Moreover, although features may be described above as acting in certain combinations and even initially claimed as such, one or more features from a claimed combination can in some cases be excised from the combination, and the claimed combination may be directed to a subcombination or variations of a subcombination.

Thus, particular implementations of the subject matter have been described.
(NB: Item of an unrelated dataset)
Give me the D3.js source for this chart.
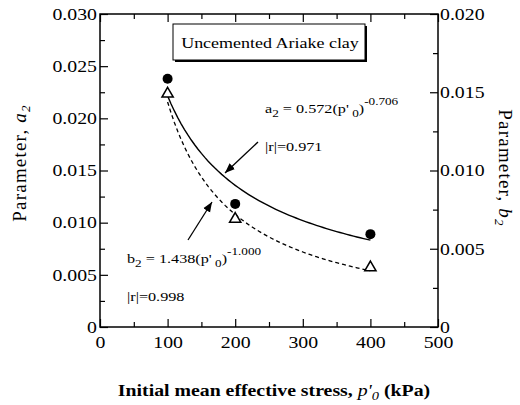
<!DOCTYPE html>
<html>
<head>
<meta charset="utf-8">
<script src="https://cdn.jsdelivr.net/npm/d3@7"></script>
<style>
  body { margin: 0; background: #fff; }
</style>
</head>
<body>
<script>
// data
const pressure = [100, 200, 400];
const a2Values = [0.0238, 0.0118, 0.0089];
const b2Values = [0.0149, 0.0069, 0.0038];

// power-law fits printed on the chart
const a2Fit = { coef: 0.572, exp: -0.706, r: 0.971 };
const b2Fit = { coef: 1.438, exp: -1.000, r: 0.998 };
const fitRange = [100, 400];

const xTicks = [0, 100, 200, 300, 400, 500];
const yLeftTicks = [0, 0.005, 0.010, 0.015, 0.020, 0.025, 0.030];
const yRightTicks = [0, 0.005, 0.010, 0.015, 0.020];

const width = 520, height = 405;
const margin = { top: 14, right: 82, bottom: 78, left: 100 };
const serif = '"Liberation Serif", "Times New Roman", serif';
const stretchK = 1.2; // the original figure is a bit wider than tall

const svg = d3.select("body").append("svg")
    .attr("width", width)
    .attr("height", height)
    .style("font-family", serif);

const x = d3.scaleLinear().domain([0, 500]).range([margin.left, width - margin.right]);
const yL = d3.scaleLinear().domain([0, 0.03]).range([height - margin.bottom, margin.top]);
const yR = d3.scaleLinear().domain([0, 0.02]).range([height - margin.bottom, margin.top]);

const fmt = v => v === 0 ? "0" : d3.format(".3f")(v);

// widen horizontal text around its anchor point
function stretch(sel) {
    sel.each(function () {
        const t = d3.select(this);
        const tx = +t.attr("x") || 0, ty = +t.attr("y") || 0;
        t.attr("x", 0).attr("y", 0)
            .attr("transform", `translate(${tx},${ty}) scale(${stretchK},1)`);
    });
}

function styleAxis(g) {
    g.attr("font-family", null).attr("font-size", null);
    g.select(".domain").remove();
    g.selectAll("line").attr("stroke", "#000").attr("stroke-width", 1.2);
    g.selectAll("text").attr("fill", "#000")
        .style("font-family", serif).style("font-size", "16.5px")
        .call(stretch);
}

// major + minor ticks
svg.append("g").attr("transform", `translate(0,${yL(0)})`)
    .call(d3.axisBottom(x).tickValues(xTicks).tickFormat(d3.format("d")).tickSize(-8).tickPadding(9))
    .call(styleAxis);
svg.append("g").attr("transform", `translate(0,${yL(0)})`)
    .call(d3.axisBottom(x).tickValues(d3.range(50, 500, 100)).tickFormat("").tickSize(-5))
    .call(styleAxis);
svg.append("g").attr("transform", `translate(0,${yL(0.03)})`)
    .call(d3.axisTop(x).tickValues(xTicks).tickFormat("").tickSize(-8))
    .call(styleAxis);
svg.append("g").attr("transform", `translate(0,${yL(0.03)})`)
    .call(d3.axisTop(x).tickValues(d3.range(50, 500, 100)).tickFormat("").tickSize(-5))
    .call(styleAxis);

svg.append("g").attr("transform", `translate(${x(0)},0)`)
    .call(d3.axisLeft(yL).tickValues(yLeftTicks).tickFormat(fmt).tickSize(-8).tickPadding(3))
    .call(styleAxis);
svg.append("g").attr("transform", `translate(${x(0)},0)`)
    .call(d3.axisLeft(yL).tickValues(d3.range(0.0025, 0.03, 0.005)).tickFormat("").tickSize(-5))
    .call(styleAxis);

svg.append("g").attr("transform", `translate(${x(500)},0)`)
    .call(d3.axisRight(yR).tickValues(yRightTicks).tickFormat(fmt).tickSize(-8).tickPadding(2))
    .call(styleAxis);
svg.append("g").attr("transform", `translate(${x(500)},0)`)
    .call(d3.axisRight(yR).tickValues(d3.range(0.0025, 0.02, 0.005)).tickFormat("").tickSize(-5))
    .call(styleAxis);

// frame
svg.append("rect")
    .attr("x", x(0)).attr("y", yL(0.03))
    .attr("width", x(500) - x(0)).attr("height", yL(0) - yL(0.03))
    .attr("fill", "none").attr("stroke", "#000").attr("stroke-width", 1.5);

// fitted curves
const pSamples = d3.range(fitRange[0], fitRange[1] + 1, 5);
const aLine = d3.line().x(p => x(p)).y(p => yL(a2Fit.coef * Math.pow(p, a2Fit.exp)));
const bLine = d3.line().x(p => x(p)).y(p => yR(b2Fit.coef * Math.pow(p, b2Fit.exp)));

svg.append("path").attr("d", aLine(pSamples))
    .attr("fill", "none").attr("stroke", "#000").attr("stroke-width", 1.4);
svg.append("path").attr("d", bLine(pSamples))
    .attr("fill", "none").attr("stroke", "#000").attr("stroke-width", 1.3)
    .attr("stroke-dasharray", "4,3");

// points
svg.append("g").selectAll("circle").data(pressure).join("circle")
    .attr("cx", p => x(p))
    .attr("cy", (p, i) => yL(a2Values[i]))
    .attr("r", 5)
    .attr("fill", "#000");

const tri = d3.symbol().type(d3.symbolTriangle).size(55);
svg.append("g").selectAll("path").data(pressure).join("path")
    .attr("d", tri)
    .attr("transform", (p, i) => `translate(${x(p)},${yR(b2Values[i])})`)
    .attr("fill", "#fff").attr("stroke", "#000").attr("stroke-width", 1.5);

// title box with shadow
const box = { x: 173, y: 24, w: 192, h: 36 };
svg.append("rect").attr("x", box.x + 2).attr("y", box.y + 2).attr("width", box.w).attr("height", box.h)
    .attr("fill", "#000");
svg.append("rect").attr("x", box.x).attr("y", box.y).attr("width", box.w).attr("height", box.h)
    .attr("fill", "#fff").attr("stroke", "#000").attr("stroke-width", 1);
svg.append("text").attr("x", box.x + box.w / 2 + 1).attr("y", box.y + 24)
    .attr("text-anchor", "middle").style("font-size", "15px")
    .text("Uncemented Ariake clay")
    .call(stretch);

// equation labels
function equation(xp, yp, name, fit) {
    const t = svg.append("text").attr("x", xp).attr("y", yp).style("font-size", "13.5px");
    t.append("tspan").text(name);
    t.append("tspan").attr("dy", 4).style("font-size", "11px").text("2");
    t.append("tspan").attr("dy", -4).text(` = ${fit.coef.toFixed(3)}(p'`);
    t.append("tspan").attr("dy", 4).style("font-size", "11px").text(" 0");
    t.append("tspan").attr("dy", -4).text(")");
    t.append("tspan").attr("dy", -8).style("font-size", "11px").text(fit.exp.toFixed(3));
    t.call(stretch);
    svg.append("text").attr("x", xp).attr("y", yp + 38).style("font-size", "13.5px")
        .text(`|r|=${fit.r.toFixed(3)}`)
        .call(stretch);
}
equation(265, 113, "a", a2Fit);
equation(127, 263, "b", b2Fit);

// arrows
svg.append("defs").append("marker")
    .attr("id", "head").attr("viewBox", "0 0 10 10")
    .attr("refX", 10).attr("refY", 5)
    .attr("markerWidth", 10).attr("markerHeight", 10)
    .attr("markerUnits", "userSpaceOnUse")
    .attr("orient", "auto")
    .append("path").attr("d", "M0,1 L10,5 L0,9 Z").attr("fill", "#000");

const arrows = [[258, 142, 225, 173], [188, 240, 212, 202]];
svg.append("g").selectAll("line").data(arrows).join("line")
    .attr("x1", d => d[0]).attr("y1", d => d[1])
    .attr("x2", d => d[2]).attr("y2", d => d[3])
    .attr("stroke", "#000").attr("stroke-width", 1.3)
    .attr("marker-end", "url(#head)");

// axis titles
const yt = svg.append("text")
    .attr("transform", `translate(26,163) rotate(-90)`)
    .attr("text-anchor", "middle")
    .style("font-size", "19px").style("letter-spacing", "1.2px");
yt.append("tspan").text("Parameter, ");
yt.append("tspan").style("font-style", "italic").text("a");
yt.append("tspan").attr("dy", 4).style("font-size", "13px").style("font-style", "italic").text("2");

const yt2 = svg.append("text")
    .attr("transform", `translate(499,168) rotate(90)`)
    .attr("text-anchor", "middle")
    .style("font-size", "19px").style("letter-spacing", "1.2px");
yt2.append("tspan").text("Parameter, ");
yt2.append("tspan").style("font-style", "italic").text("b");
yt2.append("tspan").attr("dy", 4).style("font-size", "13px").style("font-style", "italic").text("2");

const xt = svg.append("text")
    .attr("x", 274).attr("y", 396)
    .attr("text-anchor", "middle")
    .style("font-size", "16.5px").style("font-weight", "bold");
xt.append("tspan").text("Initial mean effective stress, ");
xt.append("tspan").style("font-style", "italic").style("font-weight", "normal").text("p'");
xt.append("tspan").attr("dy", 4).style("font-size", "12px").style("font-style", "italic").style("font-weight", "normal").text("0");
xt.append("tspan").attr("dy", -4).text(" (kPa)");
xt.call(stretch);
</script>
</body>
</html>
In certain implementations, multitasking or parallel processing may be utilized.

Claim 1:
A method for processing a touch signal, comprising:
detecting (S11), through an event dispatch process, a full-screen gesture touch signal,
determining (S12), through the event dispatch process, whether the full-screen gesture touch signal conforms to a full-screen gesture trajectory determination rule; and
sending (S13), based on a result of the determining, a part of events of the full-screen gesture touch signal to a gesture processing process or an application processing process,
characterized in that the sending (S13), based on a result of the determining, a part of events of the full-screen gesture touch signal to a gesture processing process or an application processing process comprises:
sending, when the result indicates that the full-screen gesture touch signal conforms to the full-screen gesture trajectory determination rule, the part of events of the full-screen gesture touch signal to the gesture processing process; and
sending, when the result indicates that the full-screen gesture touch signal does not conform to the full-screen gesture trajectory determination rule, the part of events of the full-screen gesture touch signal to the application processing process,
wherein
the event dispatch process is positioned at a bottom layer of a system, the bottom layer comprising a system_server layer;
the gesture processing process is positioned at a business layer of the system;
the application processing process is positioned at the business layer of the system; and
the determining of whether the full-screen gesture touch signal conforms to the full-screen gesture trajectory determination rule, and the part of events of the full-screen gesture touch signal, are processed at different layers of the system.